What is being asked →
Repeat the data that follows, word for word, without the images.

-------- Given data --------

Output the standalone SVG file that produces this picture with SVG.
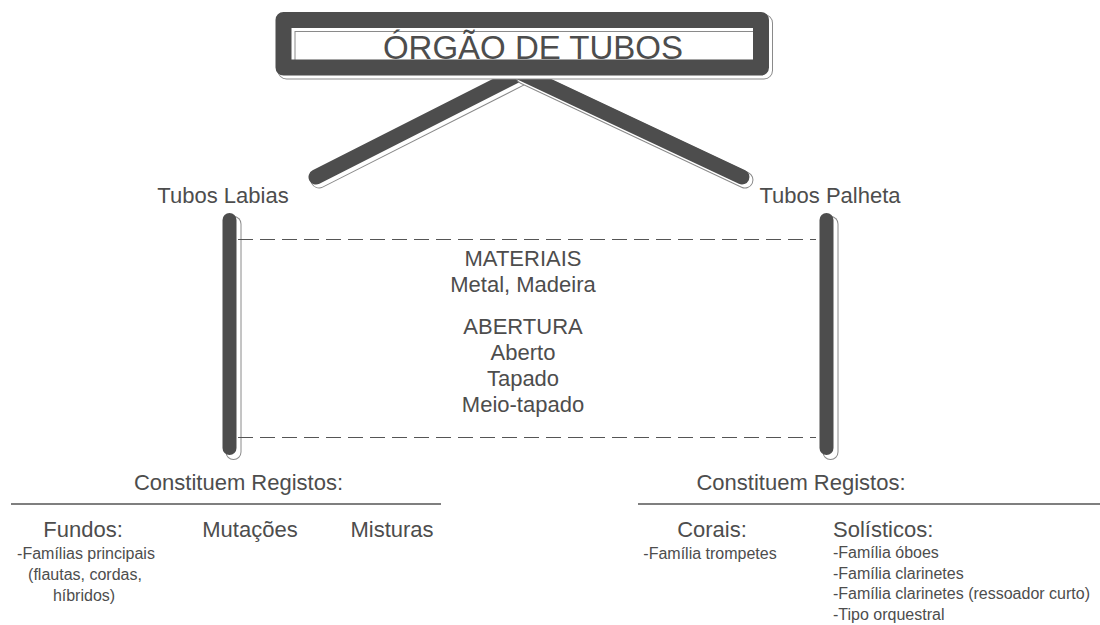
<svg xmlns="http://www.w3.org/2000/svg" width="1100" height="625" viewBox="0 0 1100 625">
<style>
.t{font-family:"Liberation Sans",Arial,sans-serif;fill:#4d4d4d}
.h{font-size:22px}
.s{font-size:16px}
.m{text-anchor:middle}
.so{fill:none;stroke:#8a8a8a;stroke-linecap:round;stroke-linejoin:round}
.si{fill:none;stroke:#ffffff;stroke-linecap:round;stroke-linejoin:round}
.dk{fill:none;stroke:#4d4d4d;stroke-linecap:round;stroke-linejoin:round}
.dash{stroke:#555;stroke-width:1;stroke-dasharray:15 7;fill:none}
.rule{stroke:#555;stroke-width:1.3;fill:none}
</style>
<defs>
<path id="pDL" d="M316,177 L521,73"/>
<path id="pDR" d="M521,73 L742,177"/>
<path id="pVL" d="M229.5,220 L229.5,448"/>
<path id="pVR" d="M826.5,220 L826.5,448"/>
<rect id="pT" x="283.5" y="20" width="477.5" height="47.5"/>
</defs>
<g id="connectors">
  <g id="diag-left">
    <use href="#pDL" class="so" stroke-width="17" transform="translate(3,3)"/>
    <use href="#pDL" class="si" stroke-width="15" transform="translate(3,3)"/>
    <use href="#pDL" class="dk" stroke-width="15"/>
  </g>
  <g id="diag-right">
    <use href="#pDR" class="so" stroke-width="17" transform="translate(3,3)"/>
    <use href="#pDR" class="si" stroke-width="15" transform="translate(3,3)"/>
    <use href="#pDR" class="dk" stroke-width="15"/>
  </g>
  <g id="bar-left">
    <use href="#pVL" class="so" stroke-width="16" transform="translate(4,4)"/>
    <use href="#pVL" class="si" stroke-width="14" transform="translate(4,4)"/>
    <use href="#pVL" class="dk" stroke-width="14"/>
  </g>
  <g id="bar-right">
    <use href="#pVR" class="so" stroke-width="16" transform="translate(4,4)"/>
    <use href="#pVR" class="si" stroke-width="14" transform="translate(4,4)"/>
    <use href="#pVR" class="dk" stroke-width="14"/>
  </g>
  <line class="dash" x1="238" y1="239.5" x2="816" y2="239.5"/>
  <line class="dash" x1="238" y1="437.5" x2="816" y2="437.5"/>
  <line class="rule" x1="11" y1="504" x2="441" y2="504"/>
  <line class="rule" x1="638" y1="504" x2="1100" y2="504"/>
</g>
<g id="title">
  <use href="#pT" class="so" stroke-width="18" transform="translate(3,3)"/>
  <use href="#pT" class="si" stroke-width="16" transform="translate(3,3)"/>
  <use href="#pT" class="dk" stroke-width="16"/>
  <text class="t m" x="533" y="59" font-size="33">ÓRGÃO DE TUBOS</text>
</g>
<g id="tubos-labias">
  <text class="t h m" x="223" y="203">Tubos Labias</text>
</g>
<g id="tubos-palheta">
  <text class="t h m" x="830" y="203">Tubos Palheta</text>
</g>
<g id="caracteristicas">
  <text class="t h m" x="523" y="266">MATERIAIS</text>
  <text class="t h m" x="523" y="292">Metal, Madeira</text>
  <text class="t h m" x="523" y="334">ABERTURA</text>
  <text class="t h m" x="523" y="360">Aberto</text>
  <text class="t h m" x="523" y="386">Tapado</text>
  <text class="t h m" x="523" y="412">Meio-tapado</text>
</g>
<g id="registos-labias">
  <text class="t h m" x="238.5" y="490">Constituem Registos:</text>
</g>
<g id="fundos">
  <text class="t h m" x="83" y="537">Fundos:</text>
  <text class="t s m" x="86" y="559">-Famílias principais</text>
  <text class="t s m" x="85" y="580">(flautas, cordas,</text>
  <text class="t s m" x="84" y="601">híbridos)</text>
</g>
<g id="mutacoes">
  <text class="t h m" x="250" y="537">Mutações</text>
</g>
<g id="misturas">
  <text class="t h m" x="392" y="537">Misturas</text>
</g>
<g id="registos-palheta">
  <text class="t h m" x="801" y="490">Constituem Registos:</text>
</g>
<g id="corais">
  <text class="t h m" x="712" y="537">Corais:</text>
  <text class="t s m" x="710" y="559">-Família trompetes</text>
</g>
<g id="solisticos">
  <text class="t h" x="833" y="537">Solísticos:</text>
  <text class="t s" x="833" y="558">-Família óboes</text>
  <text class="t s" x="833" y="579">-Família clarinetes</text>
  <text class="t s" x="833" y="599">-Família clarinetes (ressoador curto)</text>
  <text class="t s" x="833" y="620">-Tipo orquestral</text>
</g>
</svg>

--------

Answer →
Output the standalone SVG file that produces this picture with SVG.
<svg xmlns="http://www.w3.org/2000/svg" width="1100" height="625" viewBox="0 0 1100 625">
<style>
.t{font-family:"Liberation Sans",Arial,sans-serif;fill:#4d4d4d}
.h{font-size:22px}
.s{font-size:16px}
.m{text-anchor:middle}
.so{fill:none;stroke:#8a8a8a;stroke-linecap:round;stroke-linejoin:round}
.si{fill:none;stroke:#ffffff;stroke-linecap:round;stroke-linejoin:round}
.dk{fill:none;stroke:#4d4d4d;stroke-linecap:round;stroke-linejoin:round}
.dash{stroke:#555;stroke-width:1;stroke-dasharray:15 7;fill:none}
.rule{stroke:#555;stroke-width:1.3;fill:none}
</style>
<defs>
<path id="pDL" d="M316,177 L521,73"/>
<path id="pDR" d="M521,73 L742,177"/>
<path id="pVL" d="M229.5,220 L229.5,448"/>
<path id="pVR" d="M826.5,220 L826.5,448"/>
<rect id="pT" x="283.5" y="20" width="477.5" height="47.5"/>
</defs>
<g id="connectors">
  <g id="diag-left">
    <use href="#pDL" class="so" stroke-width="17" transform="translate(3,3)"/>
    <use href="#pDL" class="si" stroke-width="15" transform="translate(3,3)"/>
    <use href="#pDL" class="dk" stroke-width="15"/>
  </g>
  <g id="diag-right">
    <use href="#pDR" class="so" stroke-width="17" transform="translate(3,3)"/>
    <use href="#pDR" class="si" stroke-width="15" transform="translate(3,3)"/>
    <use href="#pDR" class="dk" stroke-width="15"/>
  </g>
  <g id="bar-left">
    <use href="#pVL" class="so" stroke-width="16" transform="translate(4,4)"/>
    <use href="#pVL" class="si" stroke-width="14" transform="translate(4,4)"/>
    <use href="#pVL" class="dk" stroke-width="14"/>
  </g>
  <g id="bar-right">
    <use href="#pVR" class="so" stroke-width="16" transform="translate(4,4)"/>
    <use href="#pVR" class="si" stroke-width="14" transform="translate(4,4)"/>
    <use href="#pVR" class="dk" stroke-width="14"/>
  </g>
  <line class="dash" x1="238" y1="239.5" x2="816" y2="239.5"/>
  <line class="dash" x1="238" y1="437.5" x2="816" y2="437.5"/>
  <line class="rule" x1="11" y1="504" x2="441" y2="504"/>
  <line class="rule" x1="638" y1="504" x2="1100" y2="504"/>
</g>
<g id="title">
  <use href="#pT" class="so" stroke-width="18" transform="translate(3,3)"/>
  <use href="#pT" class="si" stroke-width="16" transform="translate(3,3)"/>
  <use href="#pT" class="dk" stroke-width="16"/>
  <text class="t m" x="533" y="59" font-size="33">ÓRGÃO DE TUBOS</text>
</g>
<g id="tubos-labias">
  <text class="t h m" x="223" y="203">Tubos Labias</text>
</g>
<g id="tubos-palheta">
  <text class="t h m" x="830" y="203">Tubos Palheta</text>
</g>
<g id="caracteristicas">
  <text class="t h m" x="523" y="266">MATERIAIS</text>
  <text class="t h m" x="523" y="292">Metal, Madeira</text>
  <text class="t h m" x="523" y="334">ABERTURA</text>
  <text class="t h m" x="523" y="360">Aberto</text>
  <text class="t h m" x="523" y="386">Tapado</text>
  <text class="t h m" x="523" y="412">Meio-tapado</text>
</g>
<g id="registos-labias">
  <text class="t h m" x="238.5" y="490">Constituem Registos:</text>
</g>
<g id="fundos">
  <text class="t h m" x="83" y="537">Fundos:</text>
  <text class="t s m" x="86" y="559">-Famílias principais</text>
  <text class="t s m" x="85" y="580">(flautas, cordas,</text>
  <text class="t s m" x="84" y="601">híbridos)</text>
</g>
<g id="mutacoes">
  <text class="t h m" x="250" y="537">Mutações</text>
</g>
<g id="misturas">
  <text class="t h m" x="392" y="537">Misturas</text>
</g>
<g id="registos-palheta">
  <text class="t h m" x="801" y="490">Constituem Registos:</text>
</g>
<g id="corais">
  <text class="t h m" x="712" y="537">Corais:</text>
  <text class="t s m" x="710" y="559">-Família trompetes</text>
</g>
<g id="solisticos">
  <text class="t h" x="833" y="537">Solísticos:</text>
  <text class="t s" x="833" y="558">-Família óboes</text>
  <text class="t s" x="833" y="579">-Família clarinetes</text>
  <text class="t s" x="833" y="599">-Família clarinetes (ressoador curto)</text>
  <text class="t s" x="833" y="620">-Tipo orquestral</text>
</g>
</svg>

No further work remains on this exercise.